Siyaset denen şey öyle karmaşık bir iş değildir. İki soruya cevap arar. Parayı kimden alacaksın yani neye ne kadar vergi koyacaksın? Aldığın bu parayı nereye harcayacaksın? Bu sorulara verilen cevaplar ve yaptığı uygulamalar iktidarın siyasi konumunu, kimden yana olduğunu belirler.

Örneğin uzaktan eğitime ulaşmaya çalışan öğrencilerin almak istediği bilgisayardan ÖTV alırken pırlantadan ÖTV almazsanız halktan yana olduğunuzu söyleyemez, “eğitim şart” edebiyatı yapamazsınız. Ya da çiftçinin kullandığı mazotu yatla gezen kişinin kullandığı mazottan daha pahalıya satarsanız çiftçiden üreticiden yana olduğunuzu söyleyemezsiniz. Ya da söylersiniz de bu söyleminizin tutarlılığı olmaz.

Yaşadığımız yangın bu gerçeği bir başka boyutuyla daha karşımıza çıkardı. Akdeniz iklim kuşağında olan yani yazları sıcak ve kurak geçen, her yıl irili ufaklı yangınlarla sarsılan bir ülkede yangın söndürme uçağı almak yerine “itibardan tasarruf edilmez” diye özel uçaklar, helikopterler alırsanız yanmasını önleyemediğiniz ormanları, o özel helikopterinize binip havadan izlemekle yetinirsiniz.

Orman yangınlarının olduğu bölgeye özel uçakla gidip “envanterimizde yangın söndürme uçağı yok” denilmesi tesadüf değil siyasi tercihlerin sonucudur. Oda TV’nin haberine göre Orman Bakanı Pakdemirli’nin kullandığı özel uçağın parasıyla (8.1 milyon dolar) her biri 5.2 milyon dolar değerinde yaklaşık iki yangın söndürme uçağı alınabiliyor.
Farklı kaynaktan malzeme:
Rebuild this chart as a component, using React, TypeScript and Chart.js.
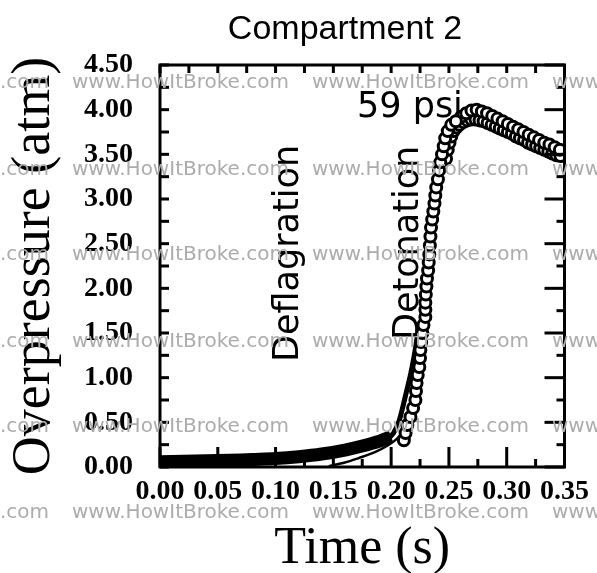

Ülkede topladığınız vergileri ülkenin temel ihtiyaçlarına, doğal kaynaklarının korunmasına harcamak yerine saraylara, özel uçaklara, makam arabalarına harcar sonra da yanan yerlerin yeniden ağaçlandırılması için IBAN numarası verirseniz halkın çıkarlarını koruduğunuzu söyleyemezseniz.

Yaşadığımız yangın siyasi iktidarın tercihlerinin hayatımızı nasıl etkilediğini somut şekilde ortaya koydu. İktidarın tercihleri halktan, ülkenin doğal kaynakların korunmasından yana olmayınca ormanları yanan, ağaçları kesilen, denizleri ölmekte olan, gölleri kuruyan, nehirleri kirlenen bir ülke olduk. Bu tercihlerin bir sonucu olarak felaket bölgelerine uzun araç konvoylarıyla gidenlerin kendisinden çözüm ve çare bekleyen halka verdiği şey kafasına fırlattığı bir paket çaydan öteye geçmiyor.

Yangınlar, daha hızlı karar alınacak diye önümüze konulan cumhurbaşkanlığı sisteminin bütün devlet mekanizmasını nasıl kilitlediğini de gösterdi. Hemen her şey için “cumhurbaşkanının talimatını” bekleyen devlet mekanizması bırakın hızlı karar almayı adeta felç olmuş durumda. Toplanan vergilerin öncelikle nereye harcanacağına, orman yangınları için uçak alınıp alınmayacağına tek bir kişi karar verince sistem işlemez hale geliyor.

Elbette yaşadığımız yangılar bir felaket ve ortaya çıkmasının birden çok nedeni var. Bu nedenlerin birisi de iklim krizi. Ancak yangınların öncesinde, sırasında ve sonrasında yaşadığımız şeyler derin bir yönetim krizi içinde olduğumuzu gösteriyor. Yaşadığımız bu kriz kaderimiz değil ve değiştirmek elimizde. Bizim vergilerimizi harcama konusunda tercihler ortaya koyan siyasi iktidarın bu tercihlerini geniş halk kesimlerinin çıkarına yapmasını sağlamanın yolu bizim oy tercihlerimizi doğru yapmamızdan geçiyor. Yangınlar bize en azından bunu göstermiş olmalı.